▶ [WRITTEN REQUEST]
Take the lines from the beginning of the material through the line containing "bg.set_zorder(-1)" and retype them exactly, leaving the pictures out.

▶ [RECORDED INFORMATION]

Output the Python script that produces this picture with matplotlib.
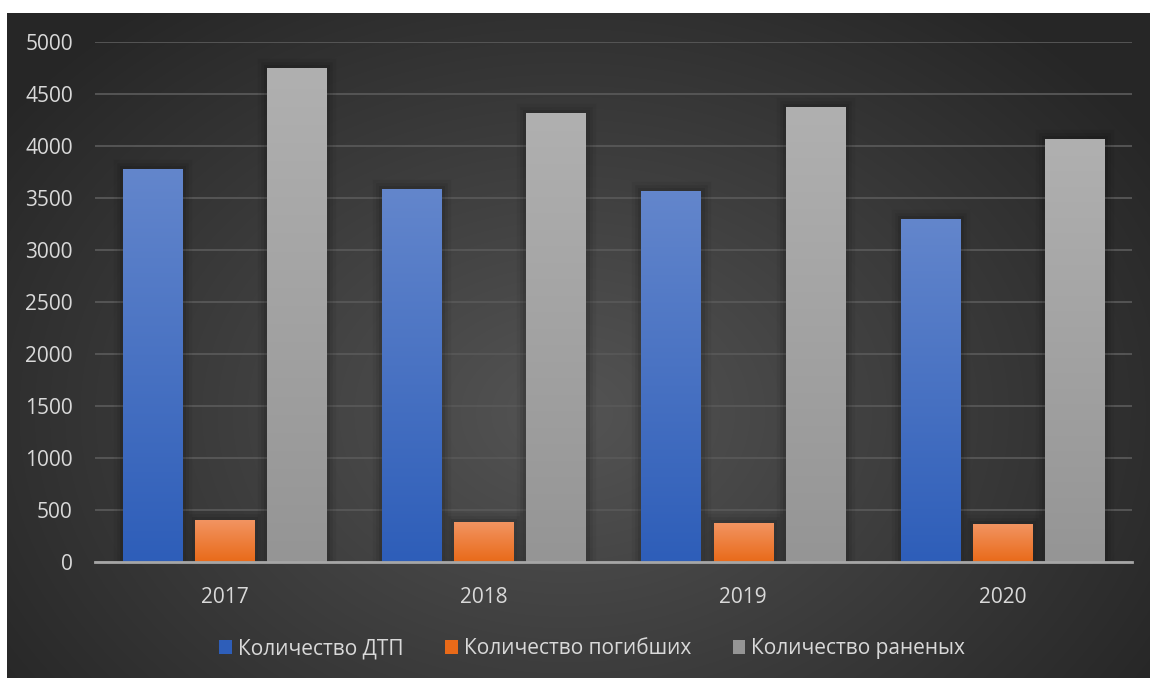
import matplotlib
matplotlib.use('Agg')
import matplotlib.pyplot as plt
import matplotlib.patheffects as pe
from matplotlib.colors import to_rgb
from matplotlib.patches import Patch
import numpy as np

plt.rcParams['font.family'] = ['Open Sans', 'DejaVu Sans']

years = ['2017', '2018', '2019', '2020']
series_names = ['Количество ДТП', 'Количество погибших', 'Количество раненых']
dtp = [3780, 3590, 3570, 3300]
killed = [408, 388, 378, 368]
injured = [4750, 4320, 4380, 4070]

# (top colour, bottom colour) for each series gradient
grads = [('#6386cc', '#2e5eb9'), ('#f29563', '#e96a19'), ('#b0b0b0', '#959595')]
txt_col = '#d9d9d9'

W, H = 1150, 678
fig = plt.figure(figsize=(W/100, H/100), dpi=100)
fig.patch.set_facecolor('white')

# dark radial background panel
bg = fig.add_axes([7/W, 0, 1-7/W, (H-13)/H])
bw, bh = W-7, H-13
yy, xx = np.mgrid[0:bh, 0:bw]
d = np.sqrt(((xx-560)/700.0)**2 + ((yy-400)/520.0)**2)
t = np.clip(d, 0, 1)[..., None]
light = np.array(to_rgb('#545454'))
dark = np.array(to_rgb('#262626'))
img = light*(1-t) + dark*t
bg.imshow(img, aspect='auto', interpolation='bilinear')
bg.axis('off')
bg.set_zorder(-1)

ax = fig.add_axes([95/W, (H-562.3)/H, 1037/W, 520/H])
ax.patch.set_alpha(0)

x = np.arange(len(years))
bw_ = 0.228
step = 0.278
shadow = [pe.Stroke(linewidth=14, foreground='black', alpha=0.05),
          pe.Stroke(linewidth=9, foreground='black', alpha=0.07),
          pe.Stroke(linewidth=5, foreground='black', alpha=0.09),
          pe.Normal()]

for i, (vals, (ctop, cbot)) in enumerate(zip([dtp, killed, injured], grads)):
    bars = ax.bar(x + (i-1)*step, vals, width=bw_, facecolor='none',
                  edgecolor='none', zorder=2)
    c0 = np.array(to_rgb(cbot))
    c1 = np.array(to_rgb(ctop))
    for b in bars:
        b.set_path_effects(shadow)
        x0, y0 = b.get_x(), b.get_y()
        w, h = b.get_width(), b.get_height()
        # each bar fades from the bottom colour up to the top colour
        f = np.linspace(0, 1, 100)[:, None, None]
        grad = c0*(1-f) + c1*f
        im = ax.imshow(grad, extent=[x0, x0+w, y0, y0+h], origin='lower',
                       aspect='auto', zorder=3, interpolation='bilinear')
        im.set_clip_path(b)

ax.set_xlim(-0.5, len(years)-0.5)
ax.set_ylim(0, 5000)
ax.set_yticks(np.arange(0, 5001, 500))
ax.set_xticks(x)
ax.set_xticklabels(years)
ax.grid(axis='y', color='#585858', lw=1.3, zorder=0)
ax.set_axisbelow(True)
for s in ['top', 'right', 'left']:
    ax.spines[s].set_visible(False)
ax.spines['bottom'].set_color('#a6a6a6')
ax.spines['bottom'].set_linewidth(2)
ax.spines['bottom'].set_zorder(4)
ax.tick_params(axis='both', length=0, labelsize=15, labelcolor=txt_col)
ax.tick_params(axis='y', pad=16)
ax.tick_params(axis='x', pad=18)

handles = [Patch(facecolor=g[1], edgecolor='none', label=n) for g, n in zip(grads, series_names)]
leg = fig.legend(handles=handles, loc='center', bbox_to_anchor=(0.515, 0.043), ncol=3,
                 frameon=False, fontsize=15, handlelength=0.6, handleheight=0.6,
                 handletextpad=0.3, columnspacing=2.0)
for tx in leg.get_texts():
    tx.set_color(txt_col)

fig.savefig('out.png', dpi=100, facecolor='white')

▶ [RESPONSE TO THIS EXERCISE]
Output the Python script that produces this picture with matplotlib.
import matplotlib
matplotlib.use('Agg')
import matplotlib.pyplot as plt
import matplotlib.patheffects as pe
from matplotlib.colors import to_rgb
from matplotlib.patches import Patch
import numpy as np

plt.rcParams['font.family'] = ['Open Sans', 'DejaVu Sans']

years = ['2017', '2018', '2019', '2020']
series_names = ['Количество ДТП', 'Количество погибших', 'Количество раненых']
dtp = [3780, 3590, 3570, 3300]
killed = [408, 388, 378, 368]
injured = [4750, 4320, 4380, 4070]

# (top colour, bottom colour) for each series gradient
grads = [('#6386cc', '#2e5eb9'), ('#f29563', '#e96a19'), ('#b0b0b0', '#959595')]
txt_col = '#d9d9d9'

W, H = 1150, 678
fig = plt.figure(figsize=(W/100, H/100), dpi=100)
fig.patch.set_facecolor('white')

# dark radial background panel
bg = fig.add_axes([7/W, 0, 1-7/W, (H-13)/H])
bw, bh = W-7, H-13
yy, xx = np.mgrid[0:bh, 0:bw]
d = np.sqrt(((xx-560)/700.0)**2 + ((yy-400)/520.0)**2)
t = np.clip(d, 0, 1)[..., None]
light = np.array(to_rgb('#545454'))
dark = np.array(to_rgb('#262626'))
img = light*(1-t) + dark*t
bg.imshow(img, aspect='auto', interpolation='bilinear')
bg.axis('off')
bg.set_zorder(-1)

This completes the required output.